While Gen-Z are generally better at setting healthy boundaries in the workplace and in their personal lives – with 80 percent of 18-25 year olds believing that maintaining their own self-care is their top priority when it comes to their relationships, according to Tinder – this doesn’t mean that our own wellbeing doesn’t sometimes slip through the cracks at times in the name of a fun night out.
Chilcott, who finds herself in the millennial generation, struggles to say “no” to her friends and family’s well-intentioned invites. “With different groups of people, often making small talk so as not to appear rude, it’s taking all of my energy just to get out of the door,” she says, adding that it’s often easier to go along with their plans. “It’s too much, but how can you turn down an invite without a reasonable excuse? Saying ‘I’m tired’ just won’t cut it. Honestly, when I’m so exhausted, I haven’t got the energy to argue.”
“Are you feeling overwhelmed, tired, exhausted, and drained of energy?”
If your social calendar has plans in every spare moment, then it’s not a bad idea to check in with yourself. “First take note of any of the above symptoms; are you feeling overwhelmed, tired, exhausted, and drained of energy?” Kenyon-Muir says. “Then when you’re confronted with a choice of social activities, connect with what you really want to do. What does your heart say? If you don’t want to and you’re feeling tired, or burned out, give yourself permission to say ‘no’.”
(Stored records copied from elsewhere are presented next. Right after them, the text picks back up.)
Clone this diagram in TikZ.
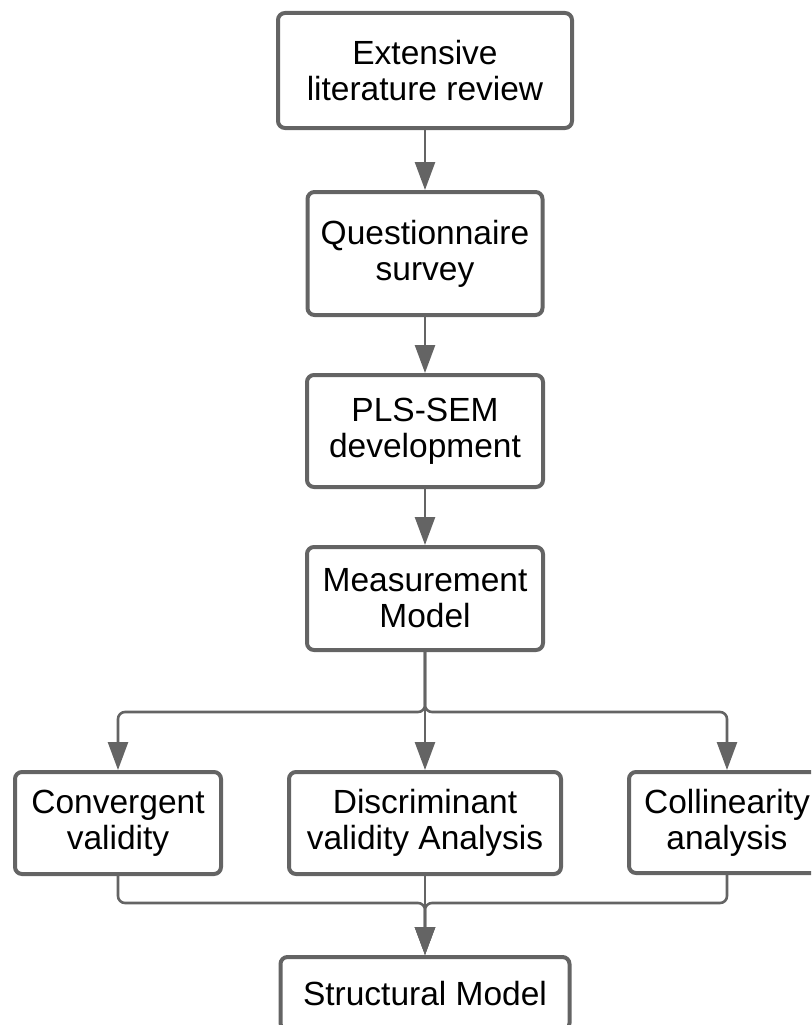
\documentclass[tikz,border=0pt]{standalone}
\usepackage{fontspec}
\setmainfont{Liberation Sans}
\usetikzlibrary{arrows.meta}
\definecolor{flowgray}{RGB}{100,100,100}
\tikzset{
  stepbox/.style={draw=flowgray,line width=4pt,rounded corners=7pt,fill=white,
    align=center,inner sep=0pt,font=\fontsize{33.5}{36}\selectfont},
  flow/.style={draw=flowgray,line width=2.6pt,rounded corners=7pt,
    -{Triangle[length=28pt,width=20pt]}}
}

\begin{document}
\begin{tikzpicture}[x=1pt,y=-1pt]
  \clip (0,0) rectangle (811,1025);
  % main column
  \node[stepbox,minimum width=294pt,minimum height=115pt] (lit) at (425,70.5) {Extensive\\literature review};
  \node[stepbox,minimum width=235pt,minimum height=123pt] (quest) at (425,253.5) {Questionnaire\\survey};
  \node[stepbox,minimum width=236pt,minimum height=112pt] (pls) at (425,431) {PLS-SEM\\development};
  \node[stepbox,minimum width=236pt,minimum height=103pt] (meas) at (425,598.5) {Measurement\\Model};
  % checks
  \node[stepbox,minimum width=206pt,minimum height=102pt] (conv) at (118,823) {Convergent\\validity};
  \node[stepbox,minimum width=272pt,minimum height=102pt] (disc) at (425,823) {Discriminant\\validity Analysis};
  \node[stepbox,minimum width=196pt,minimum height=101pt] (coll) at (727,822.5) {Collinearity\\analysis};
  \node[stepbox,minimum width=289pt,minimum height=73pt] (struct) at (425,993.5) {Structural Model};
  \coordinate (split) at (425,712);
  \coordinate (merge) at (425,903);

  \draw[flow] (lit) -- (quest);
  \draw[flow] (quest) -- (pls);
  \draw[flow] (pls) -- (meas);
  \draw[flow] (meas.south) -- (split) -| (conv.north);
  \draw[flow] (meas) -- (disc);
  \draw[flow] (meas.south) -- (split) -| (coll.north);
  \draw[flow] (conv.south) |- (merge) -- (struct.north);
  \draw[flow] (disc) -- (struct);
  \draw[flow] (coll.south) |- (merge) -- (struct.north);
\end{tikzpicture}
\end{document}
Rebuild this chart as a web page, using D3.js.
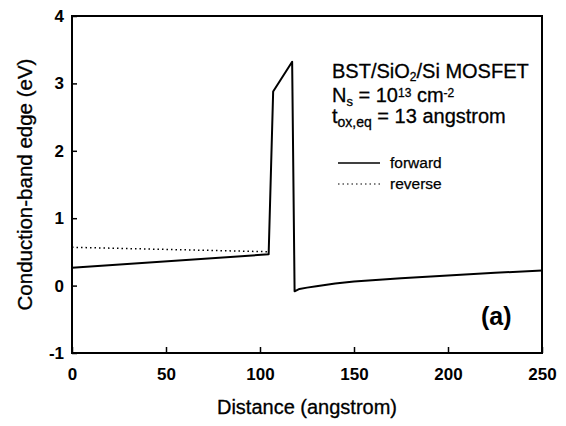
<!DOCTYPE html>
<html>
<head>
<meta charset="utf-8">
<script src="https://cdn.jsdelivr.net/npm/d3@7"></script>
<style>
  body { margin: 0; background: #fff; }
  svg { display: block; }
  text { font-family: "Liberation Sans", Arial, Helvetica, sans-serif; fill: #000; }
</style>
</head>
<body>
<div id="chart"></div>
<script>
// forward sweep (solid)
var forwardX = [0, 104.6, 107.0, 117.1, 118.4, 121, 125, 130, 140, 150, 175, 200, 225, 250];
var forwardY = [0.266, 0.464, 2.88, 3.32, -0.085, -0.05, -0.03, -0.01, 0.03, 0.06, 0.11, 0.15, 0.19, 0.225];

// reverse sweep (dotted), only where it differs
var reverseX = [0, 104];
var reverseY = [0.568, 0.503];

var xTicks = [0, 50, 100, 150, 200, 250];
var yTicks = [-1, 0, 1, 2, 3, 4];

var W = 566, H = 426;
var margin = { left: 72, top: 16, right: 24, bottom: 73 };
var w = W - margin.left - margin.right;
var h = H - margin.top - margin.bottom;

var svg = d3.select("#chart").append("svg")
  .attr("width", W)
  .attr("height", H);

var g = svg.append("g")
  .attr("transform", "translate(" + margin.left + "," + margin.top + ")");

var x = d3.scaleLinear().domain([0, 250]).range([0, w]);
var y = d3.scaleLinear().domain([-1, 4]).range([h, 0]);

var fmt = function(d) { return String(d); };  // plain hyphen for -1

// axes, ticks point inward
var xAxis = g.append("g")
  .attr("transform", "translate(0," + h + ")")
  .call(d3.axisBottom(x).tickValues(xTicks).tickFormat(fmt).tickSize(-6).tickPadding(14.5));
var yAxis = g.append("g")
  .call(d3.axisLeft(y).tickValues(yTicks).tickFormat(fmt).tickSize(-5).tickPadding(8));

[xAxis, yAxis].forEach(function(a) {
  a.select(".domain").remove();
  a.selectAll(".tick line").attr("stroke", "#000").attr("stroke-width", 1.5);
  a.selectAll(".tick text")
    .style("font-size", "17px")
    .style("font-weight", "bold")
    .style("font-family", "'Liberation Sans', Arial, sans-serif")
    .attr("fill", "#000");
});

// frame
g.append("rect")
  .attr("x", 0).attr("y", 0)
  .attr("width", w).attr("height", h)
  .attr("fill", "none")
  .attr("stroke", "#000")
  .attr("stroke-width", 2);

var line = d3.line()
  .x(function(d) { return x(d[0]); })
  .y(function(d) { return y(d[1]); });

g.append("path")
  .datum(d3.zip(reverseX, reverseY))
  .attr("d", line)
  .attr("fill", "none")
  .attr("stroke", "#000")
  .attr("stroke-width", 1.5)
  .attr("stroke-dasharray", "1.5,3");

g.append("path")
  .datum(d3.zip(forwardX, forwardY))
  .attr("d", line)
  .attr("fill", "none")
  .attr("stroke", "#000")
  .attr("stroke-width", 2)
  .attr("stroke-linejoin", "round");

// axis titles
svg.append("text")
  .attr("x", margin.left + w / 2)
  .attr("y", 414)
  .attr("text-anchor", "middle")
  .style("font-size", "20px")
  .style("stroke", "#000").style("stroke-width", 0.3)
  .text("Distance (angstrom)");

svg.append("text")
  .attr("transform", "translate(32," + (margin.top + y(1.5)) + ") rotate(-90)")
  .attr("text-anchor", "middle")
  .style("font-size", "20.5px")
  .style("stroke", "#000").style("stroke-width", 0.3)
  .text("Conduction-band edge (eV)");

// annotation block
var note = svg.append("g")
  .style("font-size", "20px")
  .style("stroke", "#000").style("stroke-width", 0.3);

var t1 = note.append("text").attr("x", 332).attr("y", 78);
t1.append("tspan").text("BST/SiO");
t1.append("tspan").attr("dy", 3).style("font-size", "12px").text("2");
t1.append("tspan").attr("dy", -3).text("/Si MOSFET");

var t2 = note.append("text").attr("x", 332).attr("y", 102);
t2.append("tspan").text("N");
t2.append("tspan").attr("dy", 4).style("font-size", "13px").text("s");
t2.append("tspan").attr("dy", -4).text(" = 10");
t2.append("tspan").attr("dy", -5).style("font-size", "12px").text("13");
t2.append("tspan").attr("dy", 5).text(" cm");
t2.append("tspan").attr("dy", -5).style("font-size", "12px").text("-2");

var t3 = note.append("text").attr("x", 332).attr("y", 123);
t3.append("tspan").text("t");
t3.append("tspan").attr("dy", 4).style("font-size", "14px").text("ox,eq");
t3.append("tspan").attr("dy", -4).text(" = 13 angstrom");

// legend
var legend = [
  { label: "forward", dash: null, width: 1.5, y: 163 },
  { label: "reverse", dash: "1.5,3", width: 1.2, y: 184 }
];
legend.forEach(function(d) {
  svg.append("line")
    .attr("x1", 338).attr("x2", 380)
    .attr("y1", d.y).attr("y2", d.y)
    .attr("stroke", "#000")
    .attr("stroke-width", d.width)
    .attr("stroke-dasharray", d.dash);
  svg.append("text")
    .attr("x", 390).attr("y", d.y + 5)
    .style("font-size", "15.5px")
    .style("stroke", "#000").style("stroke-width", 0.25)
    .text(d.label);
});

svg.append("text")
  .attr("x", 481).attr("y", 325)
  .style("font-size", "25px")
  .style("font-weight", "bold")
  .text("(a)");
</script>
</body>
</html>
If despite all your best efforts (and that will mean saying no to going out sometimes), you’re still curing yourself of a social hangover, make sure you take some time in the diary to rest and reset. “Try not to have too many busy and sociable days back to back,” Joshi advises. “Find some solo activities such as reading, crafting, or going for a walk.” It can help to actually put some downtime in the diary, too. Sometimes, if it’s written down or blocked out, then you feel like you’ve officially got a plan and can turn down other invites – even if that hour is for you to have a bath.
“Prevention is always better than cure,” Joshi adds, which means that there are things you can do to prepare yourself if you do have lots of plans in the diary. “If you know you have a social event coming up, take some time to prepare yourself mentally and emotionally. Set boundaries and let people know how much socialising you can handle before you start to feel overwhelmed.” She also suggests taking breaks from whatever social activities you have planned, or understanding when your mind and body are tired, and when it’s time to hit the hay. Whatever you’ve got planned this summer, one thing is for sure, we’re being kind to ourselves this 2023 – and so should you.